Sağlıksız yaşam tarzı: Fakir insanların sağlıklı beslenmediğini söylediğim zaman hep bir tartışma başlar. Fakir savunucularının temel argümanı da bu kişilerin sağlıklı besine ulaşmakta zorluk çekmeleridir. Ancak bu argümanı çürüten onlarca makale var. Sağlıklı beslenmek istiyorsanız bunu ucuza da yapabilirsiniz. Zayıf beslenmeden daha kötüsü ise spor yapmamaktır. Fakir insanların %77’si düzenli olarak egzersiz yapmıyor. Spor yapmamak ve zayıf beslenmek obezite ve şeker hastalığının temel nedenidir.
Bana dokunmayan yılan bin yaşasıncılık: Çalışmama katılan yoksul insanlar zaman ve para kullanımı konusunda çok pervasızdılar. Zihinlerindeki “kıtlık” düşüncesi yüzünden vermek yerine almak konusuna odaklanmış durumdaydılar. Sonuç olarak hayatlarındaki çoğu şey genelde ters gittiği için yalnız kalır bu kişiler. Devlet yardımı ve maaş zamları tek kurtuluşlarıdır.
Kumar ve şans oyunları: Çalışmaya katılan yoksul insanların %77’si her hafta loto oynadığını söyledi. Zenginler fırsatlara ve kendi çabalarına bel bağlarken yoksullar şansa bırakırlar kaderlerini. Kumar ve şans oyunlarında zerre kontrol sahibi olmazsınız.

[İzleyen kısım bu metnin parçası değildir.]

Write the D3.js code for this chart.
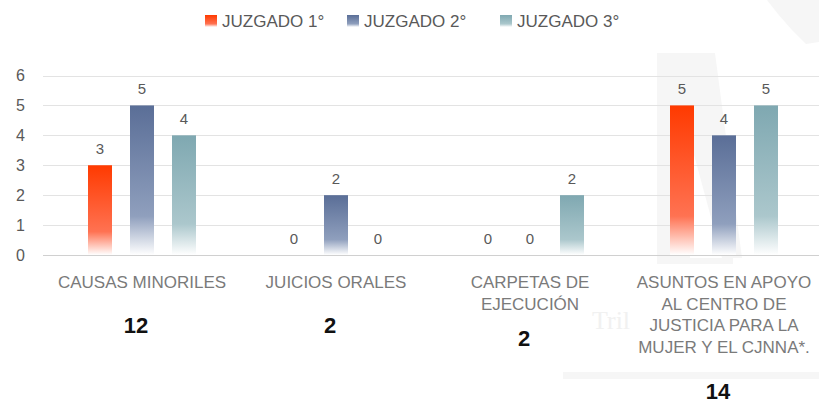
<!DOCTYPE html>
<html>
<head>
<meta charset="utf-8">
<script src="https://cdn.jsdelivr.net/npm/d3@7"></script>
<style>
  html, body { margin: 0; padding: 0; background: #fff; }
  svg { display: block; }
  text { font-family: "Liberation Sans Narrow", "Liberation Sans", "DejaVu Sans Condensed", sans-serif; }
</style>
</head>
<body>
<svg id="chart" width="819" height="405"></svg>
<script>
// chart data
const categories = [
  ['CAUSAS MINORILES'],
  ['JUICIOS ORALES'],
  ['CARPETAS DE', 'EJECUCIÓN'],
  ['ASUNTOS EN APOYO', 'AL CENTRO DE', 'JUSTICIA PARA LA', 'MUJER Y EL CJNNA*.']
]
const series = ['JUZGADO 1°', 'JUZGADO 2°', 'JUZGADO 3°']
const juzgado1 = [3, 0, 0, 5]
const juzgado2 = [5, 2, 0, 4]
const juzgado3 = [4, 0, 2, 5]
const totals = [12, 2, 2, 14]
const yTicks = [0, 1, 2, 3, 4, 5, 6]

const values = [juzgado1, juzgado2, juzgado3]
const colors = [
  ['#ff3a00', '#ff7252'],
  ['#5a6e97', '#8f9fbd'],
  ['#7fa8b1', '#abc7cc']
]

const w = 819
const h = 405
const svg = d3.select('#chart')

// faint watermark in the background
const wm = svg.append('g').attr('fill', '#f6f6f6')
wm.append('path').attr('d', 'M767,0 L819,0 L819,42 L806,44 L792,30 L778,14 Z')
wm.append('path').attr('d', 'M657,53 L715,53 L742,258 L722,258 L690,140 L690,258 L657,258 Z')
wm.append('rect').attr('x', 563).attr('y', 372).attr('width', 256).attr('height', 7)
wm.append('rect').attr('x', 657).attr('y', 258).attr('width', 76).attr('height', 6)
wm.append('text').attr('x', 592).attr('y', 329).attr('fill', '#f1f1f1')
  .style('font-family', 'Liberation Serif, serif').style('font-size', '26px').text('Tril')

// gradients
const defs = svg.append('defs')
colors.forEach((c, i) => {
  const g = defs.append('linearGradient').attr('id', 'grad' + i)
    .attr('x1', 0).attr('y1', 0).attr('x2', 0).attr('y2', 1)
  g.append('stop').attr('offset', '0%').attr('stop-color', c[0])
  g.append('stop').attr('offset', '74%').attr('stop-color', c[1])
  g.append('stop').attr('offset', '100%').attr('stop-color', '#ffffff')
})

const x = d3.scaleBand().domain(d3.range(categories.length)).range([45, 821])
const xs = d3.scaleBand().domain(series).range([-63, 63]).paddingInner(18 / 42).paddingOuter(9 / 42)
const y = d3.scaleLinear().domain([0, 6]).range([255, 75.5])

// grid lines
svg.append('g').selectAll('line').data(yTicks).join('line')
  .attr('x1', 43).attr('x2', w)
  .attr('y1', d => Math.round(y(d)) + 0.5).attr('y2', d => Math.round(y(d)) + 0.5)
  .attr('stroke', d => d === 0 ? '#d0d0d0' : '#e3e3e3').attr('stroke-width', 1)

// y axis labels
const yAxis = d3.axisLeft(y).tickValues(yTicks).tickFormat(d3.format('d')).tickSize(0).tickPadding(0)
svg.append('g').attr('transform', 'translate(25,0)').call(yAxis)
  .call(g => g.select('.domain').remove())
  .selectAll('text').attr('fill', '#595959').style('font-size', '16px')
  .style('font-family', '"Liberation Sans", sans-serif')

// bars
series.forEach((s, si) => {
  const grp = svg.append('g')
  grp.selectAll('rect').data(values[si]).join('rect')
    .attr('x', (d, i) => x(i) + x.bandwidth() / 2 + xs(s))
    .attr('width', xs.bandwidth())
    .attr('y', d => y(d))
    .attr('height', d => y(0) - y(d))
    .attr('fill', 'url(#grad' + si + ')')
  grp.selectAll('text').data(values[si]).join('text')
    .attr('x', (d, i) => x(i) + x.bandwidth() / 2 + xs(s) + xs.bandwidth() / 2)
    .attr('y', d => y(d) - 11)
    .attr('text-anchor', 'middle')
    .attr('fill', '#595959')
    .style('font-family', '"Liberation Sans", sans-serif')
    .style('font-size', '15px')
    .text(d => d)
})

// category labels
const cat = svg.append('g').selectAll('text').data(categories).join('text')
  .attr('text-anchor', 'middle')
  .attr('fill', '#7a7a7a')
  .style('font-size', '17px')
cat.each(function (lines, i) {
  d3.select(this).selectAll('tspan').data(lines).join('tspan')
    .attr('x', x(i) + x.bandwidth() / 2)
    .attr('y', (l, j) => 288 + j * 21.5)
    .text(l => l)
})

// totals under the categories
const totalY = [333, 333, 346, 399]
svg.append('g').selectAll('text').data(totals).join('text')
  .attr('x', (d, i) => x(i) + x.bandwidth() / 2 - 6)
  .attr('y', (d, i) => totalY[i])
  .attr('text-anchor', 'middle')
  .attr('fill', '#111')
  .style('font-weight', 'bold')
  .style('font-size', '22px')
  .text(d => d)

// legend
const legX = [205, 347, 500]
const leg = svg.append('g').selectAll('g').data(series).join('g')
  .attr('transform', (d, i) => `translate(${legX[i]},15)`)
leg.append('rect').attr('width', 12).attr('height', 12)
  .attr('fill', (d, i) => `url(#grad${i})`)
leg.append('text').attr('x', 17).attr('y', 12)
  .attr('fill', '#595959').style('font-size', '17px')
  .text(d => d)
</script>
</body>
</html>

Dedikodu: Çalışmaya katılan yoksul insanların %79’u dedikodu yaptığını ifade etti. Dedikodu iyi bir şey değildir. İnsanların arkasından konuşmanın neresi iyi olsun ki? Karşı tarafın kulağına gittiğindeyse ilişkiler zedelenir. Bu taraflar size ve ailenize yeni kapılar açabilir halbuki. Kim arkasından atıp tutan kişiye yardım etmek ister ki? Evet, hiçkimse.
Zaman öldürmek: Yoksullar zamanlarını faydası olmayan şeylere harcarlar.. Çalışmadaki kişilerin %77’si günde bir saatten fazla televizyon izliyor, %74’ü günde bir saatten fazla internette geziyor ve %98’i hiç kitap okumuyordu. Çünkü TV, internet ve diğer şeylerle çok fazla meşgul oluyorlardı.
Eğer yoksulluktan kurtulmak istiyorsanz yetiştiğiniz bu “yapamam, boşver” zihniyetinden kurtulmalısınız. Yapabilirim zihniyetini benimsemelisiniz. Refah kolay elde edilmez, zaman alır. Ancak “Yapamam.” derseniz asla refaha kavuşamazsınız. Herkesin sınırsız bir potansiyeli vardır. Hepimiz belli oranlarda dahiyizdir. Bu da insan olmanın güzelliklerindendir. Herkesin şahane işler yapabilme kapasitesi vardır. Çalışmadaki 177 kişi yoksulluktan zenginliğe ulaştıysa siz neden yapamayasınız?